China’s net oil-product exports -- a measure that strips out imports -- may climb about 31% to 46.8 million metric tons this year, CNPC said in its annual report released in Beijing. Shipments rose about 7% in 2017.

In particular, exports of diesel -- also known as gasoil -- are expected to soar 47% to 23.8 million tons in 2018 from a year earlier, according to the CNPC report.

While surging demand for diesel -- used to power everything from trucks to irrigation equipment and ships -- has driven a rally in oil prices, the expected jump in exports from China may dilute the gains that can be made from selling the fuel in Asia. Profits from turning crude into gasoil in the region are currently near the highest level since 2015, enjoying a renaissance as inventories have shrunk.
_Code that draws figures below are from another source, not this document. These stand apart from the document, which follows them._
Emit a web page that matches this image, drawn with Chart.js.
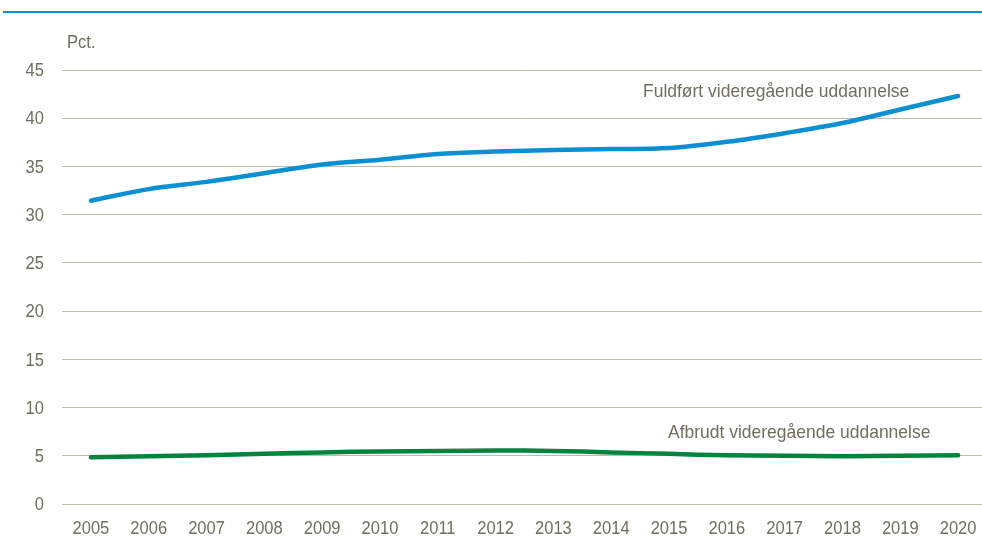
<!DOCTYPE html>
<html>
<head>
<meta charset="utf-8">
<script src="https://cdn.jsdelivr.net/npm/chart.js@4/dist/chart.umd.min.js"></script>
<style>
  html, body { margin: 0; padding: 0; background: #fff; overflow: hidden; }
  #wrap { position: relative; width: 982px; height: 539px; overflow: hidden; }
  #rule { position: absolute; left: 3px; top: 11px; width: 979px; height: 2px; background: #0a8fcf; }
  #box { position: absolute; left: 0; top: 0; width: 990px; height: 539px; }
</style>
</head>
<body>
<div id="wrap">
  <div id="rule"></div>
  <div id="box"><canvas id="c" width="990" height="539"></canvas></div>
</div>
<script>
const years = ['2005','2006','2007','2008','2009','2010','2011','2012','2013','2014','2015','2016','2017','2018','2019','2020'];
const completed = [31.45, 32.65, 33.4, 34.3, 35.2, 35.7, 36.3, 36.55, 36.7, 36.8, 36.9, 37.55, 38.45, 39.5, 40.9, 42.3];
const dropout = [4.85, 4.95, 5.05, 5.2, 5.35, 5.45, 5.5, 5.55, 5.5, 5.35, 5.2, 5.05, 5.0, 4.95, 5.0, 5.05];
const yTicks = [0, 5, 10, 15, 20, 25, 30, 35, 40, 45];
const labelCompleted = 'Fuldført videregående uddannelse';
const labelDropout = 'Afbrudt videregående uddannelse';
const unitLabel = 'Pct.';

const FONT = '"Liberation Sans", Arial, sans-serif';
const TXT = '#6f6e5f';

// draws condensed text (emulating a narrow font) at a given anchor
function narrowText(ctx, text, x, y, align, sx) {
  ctx.save();
  ctx.scale(sx, 1);
  ctx.textAlign = align;
  ctx.fillText(text, x / sx, y);
  ctx.restore();
}

const textLayer = {
  id: 'textLayer',
  afterDraw(chart) {
    const ctx = chart.ctx;
    const x = chart.scales.x, y = chart.scales.y;
    ctx.save();
    ctx.fillStyle = TXT;
    ctx.font = '19px ' + FONT;
    ctx.textBaseline = 'middle';
    // y tick labels
    y.ticks.forEach(t => narrowText(ctx, String(t.value), 44, y.getPixelForValue(t.value) + 1, 'right', 0.87));
    // x tick labels
    years.forEach((lab, i) => narrowText(ctx, lab, x.getPixelForValue(i), 529, 'center', 0.87));
    // unit
    narrowText(ctx, unitLabel, 67, 43, 'left', 0.87);
    // series labels
    ctx.textBaseline = 'alphabetic';
    narrowText(ctx, labelCompleted, 643, 97, 'left', 0.92);
    narrowText(ctx, labelDropout, 668, 438, 'left', 0.92);
    ctx.restore();
  }
};

new Chart(document.getElementById('c'), {
  type: 'line',
  data: {
    labels: years,
    datasets: [
      { label: labelCompleted, data: completed, borderColor: '#0a8fd3', borderWidth: 4.5, pointRadius: 0, tension: 0.35, borderCapStyle: 'round', fill: false },
      { label: labelDropout, data: dropout, borderColor: '#00843d', borderWidth: 4.5, pointRadius: 0, tension: 0.35, borderCapStyle: 'round', fill: false }
    ]
  },
  options: {
    responsive: false,
    animation: false,
    layout: { padding: { top: 70, right: 3, bottom: 0, left: 0 } },
    plugins: { legend: { display: false }, tooltip: { enabled: false }, title: { display: false } },
    scales: {
      x: {
        type: 'category',
        offset: true,
        grid: { display: false, drawTicks: false },
        border: { display: false },
        ticks: { display: false },
        afterFit(s) { s.height = 35; }
      },
      y: {
        min: 0, max: 45,
        afterBuildTicks(s) { s.ticks = yTicks.map(v => ({ value: v })); },
        afterFit(s) { s.width = 62; },
        grid: { color: '#bdbbab', lineWidth: 1, drawTicks: false },
        border: { display: false },
        ticks: { display: false }
      }
    }
  },
  plugins: [textLayer]
});
</script>
</body>
</html>
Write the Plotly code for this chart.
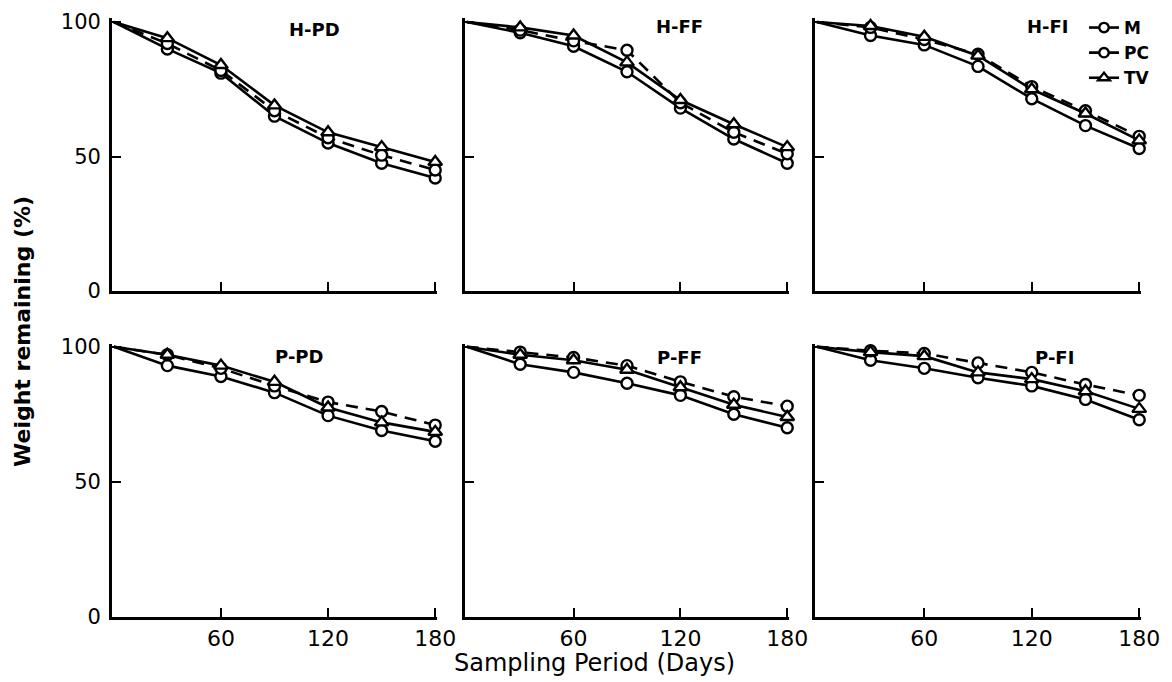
import plotly.graph_objects as go

days = [0, 30, 60, 90, 120, 150, 180]
panel_names = ["H-PD", "H-FF", "H-FI", "P-PD", "P-FF", "P-FI"]

# Weight remaining (%) per panel, per series
M_vals = {
    "H-PD": [100, 90, 81, 65, 55, 47.5, 42],
    "H-FF": [100, 96, 91, 81.5, 68, 56.5, 47.5],
    "H-FI": [100, 95, 91.5, 83.5, 71.5, 61.5, 53],
    "P-PD": [100, 93, 89, 83, 74.5, 69, 65],
    "P-FF": [100, 93.5, 90.5, 86.5, 82, 75, 70],
    "P-FI": [100, 95, 92, 88.5, 85.5, 80.5, 73],
}
PC_vals = {
    "H-PD": [100, 92, 82, 67, 57, 50.5, 45],
    "H-FF": [100, 97, 93, 89.5, 70, 59, 51],
    "H-FI": [100, 98, 93.5, 88, 76, 67, 57.5],
    "P-PD": [100, 97, 92, 85.5, 79.5, 76, 71],
    "P-FF": [100, 98, 96, 93, 87, 81.5, 78],
    "P-FI": [100, 98.5, 97.5, 94, 90.5, 86, 82],
}
TV_vals = {
    "H-PD": [100, 94, 84, 69, 59, 53.5, 48],
    "H-FF": [100, 98, 95, 85, 71, 62, 53.5],
    "H-FI": [100, 98.5, 94.5, 87.5, 75, 66, 56],
    "P-PD": [100, 97, 93, 87, 77.5, 72, 68.5],
    "P-FF": [100, 97, 95, 91.5, 85, 78.5, 74],
    "P-FI": [100, 98, 96.5, 90.5, 88, 83.5, 77],
}

x_ticks = [60, 120, 180]
y_ticks = [0, 50, 100]

W, H = 1172, 682
col_px = [(112, 437), (465, 789), (815, 1141)]
row_px = [(18, 291), (344, 617)]
y_ranges = [[0, 101.5], [0, 101]]
label_px = [(314, 30), (679, 27), (1048, 27), (299, 356), (679, 357), (1054, 357)]

fig = go.Figure()
layout_axes = {}
annotations = []
for i, name in enumerate(panel_names):
    r, c = divmod(i, 3)
    idx = i + 1
    xa = "x" if idx == 1 else f"x{idx}"
    ya = "y" if idx == 1 else f"y{idx}"
    series = [
        ("M", M_vals[name], "solid", "circle", 11),
        ("PC", PC_vals[name], "12px,8px", "circle", 11),
        ("TV", TV_vals[name], "solid", "triangle-up", 12),
    ]
    for sname, vals, dash, sym, msize in series:
        sizes = [0] + [msize] * (len(days) - 1)   # no marker drawn at day 0
        fig.add_trace(go.Scatter(
            x=days, y=vals, xaxis=xa, yaxis=ya, mode="lines+markers",
            name=sname, showlegend=(i == 0), legendrank={"M": 1, "PC": 2, "TV": 3}[sname],
            line=dict(color="black", width=2.6, dash=dash),
            marker=dict(symbol=sym, size=sizes, opacity=1,
                        color="white", line=dict(color="black", width=2.4)),
            cliponaxis=False,
        ))
    x0, x1 = col_px[c]
    t, b = row_px[r]
    layout_axes["xaxis" if idx == 1 else f"xaxis{idx}"] = dict(
        domain=[x0 / W, x1 / W], range=[-1, 181], anchor=ya,
        tickmode="array", tickvals=x_ticks, showticklabels=(r == 1),
        ticks="inside", ticklen=9, tickwidth=2.4, tickcolor="black",
        showline=True, linewidth=2.8, linecolor="black", mirror=False,
        showgrid=False, zeroline=False, automargin=False,
        tickfont=dict(family="DejaVu Sans", size=22, color="black"),
    )
    layout_axes["yaxis" if idx == 1 else f"yaxis{idx}"] = dict(
        domain=[1 - b / H, 1 - t / H], range=y_ranges[r], anchor=xa,
        tickmode="array", tickvals=y_ticks, showticklabels=(c == 0),
        ticks="inside", ticklen=9, tickwidth=2.4, tickcolor="black",
        showline=True, linewidth=2.8, linecolor="black", mirror=False,
        showgrid=False, zeroline=False, ticklabelstandoff=4, automargin=False,
        tickfont=dict(family="DejaVu Sans", size=21, color="black"),
    )
    lx, ly = label_px[i]
    annotations.append(dict(
        text=name, x=lx / W, y=1 - ly / H, xref="paper", yref="paper",
        showarrow=False, xanchor="center", yanchor="middle",
        font=dict(family="DejaVu Sans", size=18, color="black", weight="bold"),
    ))

annotations.append(dict(
    text="Sampling Period (Days)", x=595 / W, y=1 - 663 / H, xref="paper", yref="paper",
    showarrow=False, xanchor="center", yanchor="middle",
    font=dict(family="DejaVu Sans", size=24, color="black"),
))
annotations.append(dict(
    text="Weight remaining (%)", x=22 / W, y=1 - 332 / H, xref="paper", yref="paper",
    showarrow=False, xanchor="center", yanchor="middle", textangle=-90,
    font=dict(family="DejaVu Sans", size=22, color="black", weight="bold"),
))

fig.update_layout(
    width=W, height=H, margin=dict(l=0, r=0, t=0, b=0, pad=0, autoexpand=False),
    paper_bgcolor="white", plot_bgcolor="white",
    annotations=annotations,
    showlegend=True,
    legend=dict(x=1084 / W, y=1 - 10 / H, xanchor="left", yanchor="top",
                bgcolor="rgba(0,0,0,0)", itemwidth=30, tracegroupgap=0,
                font=dict(family="DejaVu Sans", size=17, color="black", weight="bold")),
    **layout_axes,
)
fig.write_html("out.html")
The effect that China’s fuel exports can have on margins was illustrated in 2015 when cargoes from the nation swamped the Asian market, dragging profits from making the fuel in the region to below $8/bbl and the lowest level in at least five years. The so-called crack spread was at $15.65/bbl as of 6:57 p.m. Seoul time on Wednesday.

While China’s domestic apparent oil consumption will still rise 4.6% to 615 million tons, the pace of growth will be slower than last year, according to the company.

Economic shift

That’s because of factors including President Xi Jinping’s pledge to focus on quality rather than quantity for economic growth, property market adjustments and stricter environmental-protection policies.

While China tightened its fuel export quotas in 2017 over concerns that excessive imports and overseas shipments of commodities may cause air pollution, it’s likely to expand the allocations this year, said Li Ran, an analyst with CNPC’s Economics & Technology Research Institute.

The government has traditionally used a quota system to manage outbound shipments, issuing regular allotments that specify sales volumes.